The National Panhellenic Council (NPC), the governing body for 26 women’s fraternities and sororities, has monopolized social Greek-letter clubs for women. It has effectively prevented any sorority from growing to national or regional prominence within the past half-century.
That same issue applies to a lesser extent to fraternities of the North American Inter-Fraternity Conference (NIC) and members of the National Pan-Hellenic Conference (NPHC). Other umbrella groups are newer, and consist of newer organizations. I’m cautiously optimistic that the point of this post may not yet apply to them, but it should serve as a warning.
Fraternities were once thousands of social clubs across college campuses. Today, they are corporations churning out “You can be a leader too!” programs in lieu of any genuine mission. We are basically pyramid schemes: Organizations impose productive expectations on collegiate chapters, which then impose those expectations on students. Few if any of the students benefit from what they pay up, and the programs designed to reach all members are, as expected, low quality.
To churn out the most service hours, the most dollars raised for charity, the most leadership positions held and the most students attending programs, chapters are encouraged to grow. Some are applauded for reaching unthinkable heights of 300 or more members.
This is a direct result of the centralization of the fraternity experience. Local fraternities are almost non-existent in 2018, even though they were the fuel behind our organizations’ growth and transformation into regional and national powerhouses throughout the 19th and 20th Centuries.
Professionals and administrators at colleges and universities favor inter/national organizations. They prevent and work against the establishment of local organizations without a specific, perhaps social-justice-oriented cause. (Even in that case, there are already dozens of culturally-based social fraternities and several LGBTQ-oriented fraternities – “why set up a new one?” will be a question many students face)

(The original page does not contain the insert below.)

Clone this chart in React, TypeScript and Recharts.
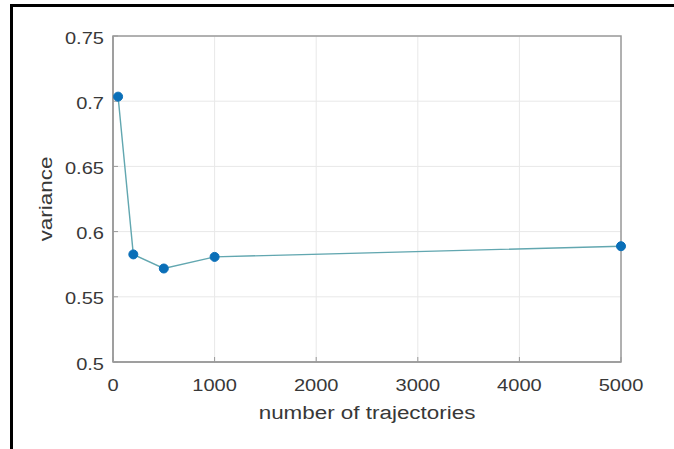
import React from 'react';
import { LineChart, Line, XAxis, YAxis, CartesianGrid, ReferenceArea } from 'recharts';

const trajectories = [50, 200, 500, 1000, 5000];
const variance = [0.7035, 0.5825, 0.5717, 0.5806, 0.5888];
const xTicks = [0, 1000, 2000, 3000, 4000, 5000];
const yTicks = [0.5, 0.55, 0.6, 0.65, 0.7, 0.75];

const data = trajectories.map((t, i) => ({ t, v: variance[i] }));

const FONT = '"Liberation Sans", Arial, Helvetica, sans-serif';
const TXT = '#383838';
const SX = 1.18;

const XTick = (props: any) => {
  const { x, y, payload } = props;
  return (
    <g transform={`translate(${x},${y})`}>
      <text transform={`scale(${SX},1)`} textAnchor="middle" dy="0.71em" fill={TXT} fontSize={17} fontFamily={FONT}>
        {String(payload.value)}
      </text>
    </g>
  );
};

const YTick = (props: any) => {
  const { x, y, payload } = props;
  return (
    <g transform={`translate(${x},${y + 1.5})`}>
      <text transform={`scale(${SX},1)`} textAnchor="end" dy="0.355em" fill={TXT} fontSize={17} fontFamily={FONT}>
        {String(payload.value)}
      </text>
    </g>
  );
};

const YLabel = (props: any) => {
  const vb = props.viewBox || {};
  const cx = 46;
  const cy = vb.y + vb.height / 2;
  return (
    <g transform={`translate(${cx},${cy}) rotate(-90) scale(${SX},1)`}>
      <text x={0} y={0} textAnchor="middle" dy="0.3em" fill={TXT} fontSize={19} fontFamily={FONT}>variance</text>
    </g>
  );
};

const XLabel = (props: any) => {
  const vb = props.viewBox || {};
  const cx = vb.x + vb.width / 2;
  return (
    <g transform={`translate(${cx},413) scale(${SX},1)`}>
      <text x={0} y={0} textAnchor="middle" dy="0.3em" fill={TXT} fontSize={19} fontFamily={FONT}>number of trajectories</text>
    </g>
  );
};

export default function App() {
  return (
    <div style={{ position: 'fixed', left: 0, top: 0, width: 674, height: 449, background: '#fff', overflow: 'hidden' }}>
      <div style={{ position: 'absolute', left: 10, top: 4, width: 700, height: 500, borderTop: '3px solid #000', borderLeft: '3px solid #000' }} />
      <div style={{ position: 'absolute', left: 0, top: 0 }}>
        <LineChart width={674} height={449} data={data} margin={{ top: 36, right: 53, left: 0, bottom: 0 }}>
          <CartesianGrid stroke="#e8e8e8" strokeWidth={1} horizontal vertical />
          <ReferenceArea x1={0} x2={5000} y1={0.5} y2={0.75} stroke="#9a9a9a" strokeWidth={1.5} fill="none" fillOpacity={0} ifOverflow="visible" />
          <XAxis
            dataKey="t"
            type="number"
            domain={[0, 5000]}
            ticks={xTicks}
            height={87}
            axisLine={{ stroke: '#9a9a9a', strokeWidth: 1.5 }}
            tickLine={{ stroke: '#9a9a9a' }}
            tickSize={-5}
            tickMargin={22}
            tick={<XTick />}
            label={<XLabel />}
          />
          <YAxis
            type="number"
            domain={[0.5, 0.75]}
            ticks={yTicks}
            width={113}
            axisLine={{ stroke: '#9a9a9a', strokeWidth: 1.5 }}
            tickLine={{ stroke: '#9a9a9a' }}
            tickSize={-5}
            tickMargin={14}
            tick={<YTick />}
            label={<YLabel />}
          />
          <Line
            dataKey="v"
            type="linear"
            stroke="#62a7b0"
            strokeWidth={1.4}
            dot={{ r: 4.5, fill: '#0a6fb8', stroke: '#0a6fb8', strokeWidth: 1 }}
            isAnimationActive={false}
          />
        </LineChart>
      </div>
    </div>
  );
}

Competing For Metrics, Not Talent
Without social competition from upstart groups, national fraternities “compete” in a variety of previously mentioned categories: service hours, program attendance, fundraising, philanthropic donations, etc. No one publishes which fraternities are actually doing well in any of these metrics. They are almost immediately forgotten at the start of a new school year.

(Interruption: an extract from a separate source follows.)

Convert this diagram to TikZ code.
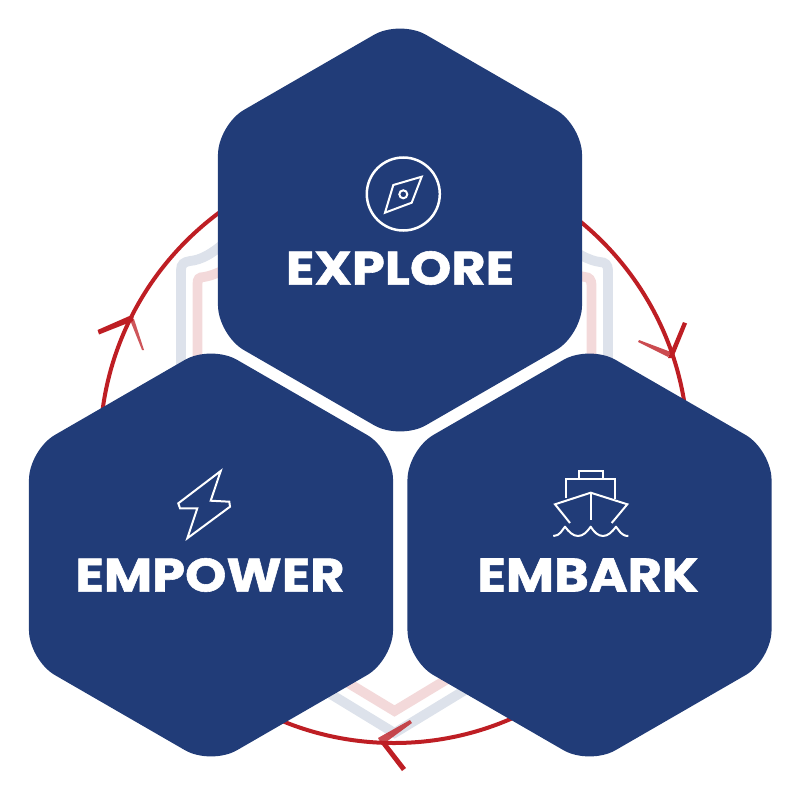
\documentclass[tikz,border=0pt]{standalone}
\usepackage{fontspec}
\usepackage{tikz}
\usetikzlibrary{shapes.geometric}
\newfontfamily\labelfont{Poppins}[FakeStretch=1.12,BoldFeatures={FakeBold=1.2}]
\definecolor{hexblue}{HTML}{213C78}
\definecolor{ringred}{HTML}{BE1E24}
\definecolor{shieldblue}{HTML}{DDE2EB}
\definecolor{shieldpink}{HTML}{F3D9DA}
\tikzset{
	hexbox/.style={regular polygon,regular polygon sides=6,regular polygon rotate=30,minimum size=420.4pt,inner sep=0pt,outer sep=0pt,fill=hexblue,rounded corners=30pt},
	hexlabel/.style={text=white,inner sep=0pt,font=\labelfont\bfseries\fontsize{47}{47}\selectfont},
	iconline/.style={draw=white,line width=2pt,line join=miter},
	barb/.style={fill=ringred,draw=none}
}

\begin{document}
\begin{tikzpicture}[x=1pt,y=-1pt]
	\useasboundingbox (0,0) rectangle (800,800);

	% shield behind the hexagons
	\draw[shieldblue,line width=9.8pt] (394.5,733) -- (181,603) -- (181,270) .. controls (181,264) and (184,262) .. (190,261) .. controls (201,260) and (212,254) .. (228,240) -- (560,240) .. controls (574,253) and (590,261) .. (600,262) .. controls (605,262) and (608,265) .. (608,270) -- (608,603) -- cycle;
	\draw[shieldpink,line width=9.8pt] (394.5,711) -- (197.5,592) -- (197.5,284) .. controls (197.5,279) and (199,277) .. (204,277) .. controls (209,276) and (214,275) .. (228,268) -- (560,268) .. controls (572,274) and (578,276) .. (585,277) .. controls (589,277) and (591.5,280) .. (591.5,285) -- (591.5,592) -- cycle;

	% ring and its arrows
	\draw[ringred,line width=4pt] (394,449) circle (294);
	\fill[barb] (134,314) -- (97.5,330) -- (99,334.5) -- (133,321) -- cycle;
	\fill[barb,opacity=.75] (130,320) -- (134,319) -- (144,350) -- (142,350) -- cycle;
	\fill[barb] (668,358) -- (683,322) -- (687,323.5) -- (673,358) -- cycle;
	\fill[barb,opacity=.8] (671,352) -- (639,340) -- (638,342) -- (668,357) -- cycle;
	\fill[barb] (379,741) -- (402,771) -- (406,768) -- (385,741) -- cycle;
	\fill[barb,opacity=.8] (378,738) -- (410,720) -- (412,723) -- (382,745) -- cycle;

	% hexagons
	\node[hexbox] (explore) at (400,230) {};
	\node[hexbox] (empower) at (211,555) {};
	\node[hexbox] (embark) at (589.5,555) {};

	\node[hexlabel] (explorelabel) at (400,268) {EXPLORE};
	\node[hexlabel] (empowerlabel) at (210,575) {EMPOWER};
	\node[hexlabel] (embarklabel) at (588,575) {EMBARK};

	% compass
	\draw[iconline,line width=2.5pt] (403.3,194) circle (36.5);
	\draw[iconline] (421.7,176.7) -- (393.3,185) -- (385,212.7) -- (411.7,202.7) -- cycle;
	\draw[iconline] (403.3,194.3) circle (4);

	% ship
	\draw[iconline] (579,478.5) -- (579,470.5) -- (602.7,470.5) -- (602.7,478.5);
	\draw[iconline] (566,498) -- (566,479) -- (615,479) -- (615,499);
	\draw[iconline] (570,523) -- (555,504.3) -- (590.7,492.7) -- (627.3,504.3) -- (611.7,523);
	\draw[iconline] (590.7,492.7) -- (590.7,520);
	\draw[iconline,line join=round] (553.3,536) .. controls (560,536) and (562,530) .. (565,526.7) .. controls (569,532) and (573,536) .. (578,536) .. controls (583,536) and (587,532) .. (590.7,526.7) .. controls (594,532) and (598,536) .. (603,536) .. controls (608,536) and (612,532) .. (616,526.7) .. controls (619,530) and (621,536) .. (628.3,536);

	% bolt
	\draw[iconline] (220.7,471) -- (178.3,503.3) -- (180,508.3) -- (197.3,508.3) -- (187.3,538.3) -- (230,506.7) -- (229.3,501.7) -- (210.7,500.7) -- cycle;
\end{tikzpicture}
\end{document}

Look at your fraternity’s or sorority’s chapter resources and take note of the number of recommended executive board and chairman positions. Some require 30 or more positions to complete the basic expectations of their inter/national organization and school! In those cases, a chapter with fewer than 30 members is already failing to live up to its expectations.
The Root Of Our “Problems”
Which problems face fraternity chapters? Apathy, Debt, Relationship Violence, Substance Abuse, Hazing/Risk Management
Knowing those problems, we somehow ignore the fact that we drive chapters toward being less selective. In catering to our uniform expectations of social fraternities, we make our fraternity communities less diverse and less appealing to a wider demographic of student. We can’t be considered selective if 80% of a campus wants nothing to do with us in the first place.
Forced Inclusivity Is Incompatible With Our Mantras
I’m all for fewer barriers to the fraternity experience, but that goal is incompatible with the “growth at all costs” mindset of fraternity leaders. We try to restrict the number of fraternities at any given institution because each must maintain a sizable membership to complete all that we ask of them.
A campus with 5, 10 or 20 fraternities will be encouraged to extend invitations to as many interested students as possible. You may hear fraternity professionals tout that the organizations at their school extended bids to 100% of those who participated in rush.
That’s not anything to brag about. Why would we want chapters at a particular school accept almost anyone who seeks them out for membership? That is the most terrible quality of formal recruitment processes. (Not to mention how unnatural and limiting “formal recruitment” is to the friend-making process.)
Be More Like Chick-Fil-A
Some may dislike Chick-Fil-A because of their chosen values. That’s fine; there are plenty of other restaurants. But it’s hard to ignore that they make great food, provide excellent service to their customers, and have a successful model that has tens of thousands of people lining up for a few dozen positions each year.
If we want to set new standards for college students, recruit exceptional leaders, and graduate them into successful alumni, then we should get rid of our checklists o’ leadership and 100% bid acceptance. Focus instead on a diverse fraternity community comprised of smaller chapters, doing fewer things, and doing them very well.
Orient recruitment away from who can get the biggest class and toward who can find the brightest, most talented, most driven students on campus. Policies preventing the establishment of new fraternities are making fraternities anti-competitive. They deprive all students (including ones who aren’t white males) from their right to association and expression.
If our goal is to be exceptional, we can’t simply pretend that the 10% of members we talk about all the time are a true reflection of who we are. People are dying, and teaching hazing prevention to a bunch of guys who don’t otherwise care is a less brilliant solution than encouraging chapters not to recruit people who don’t care – size be damned.
Chill. You won’t lose your budget overnight.
This isn’t to suggest we accept just 0.4% of all applicants, or that chapters are capped at 10 or 20 men. We could taper our expectations in order to better mitigate our risks. There will be less revenue to spend, and fewer incidents to spend it on. Why don’t we start by celebrating when a fraternity community has an acceptance rate as selective as their host college?
Celebrate when every fraternity man and woman on a campus achieves a 3.0 GPA, not when half hit below a 2.5 and the rest work hard enough to bring the average to a respectable level. Celebrate when there are more fraternities offering unique opportunities to a variety of men, rather than a few mega-chapters offering copy-paste checklists to a limited demographic. There is logic in the strategy of “shrink to grow.”
Maybe the 21st Century is a time to focus on incubating the great minds, great artists, great statesmen and great innovators of future generations. It beats some weak promise to make anyone better as long as they make 8 easy payments of $XXX over 4 years.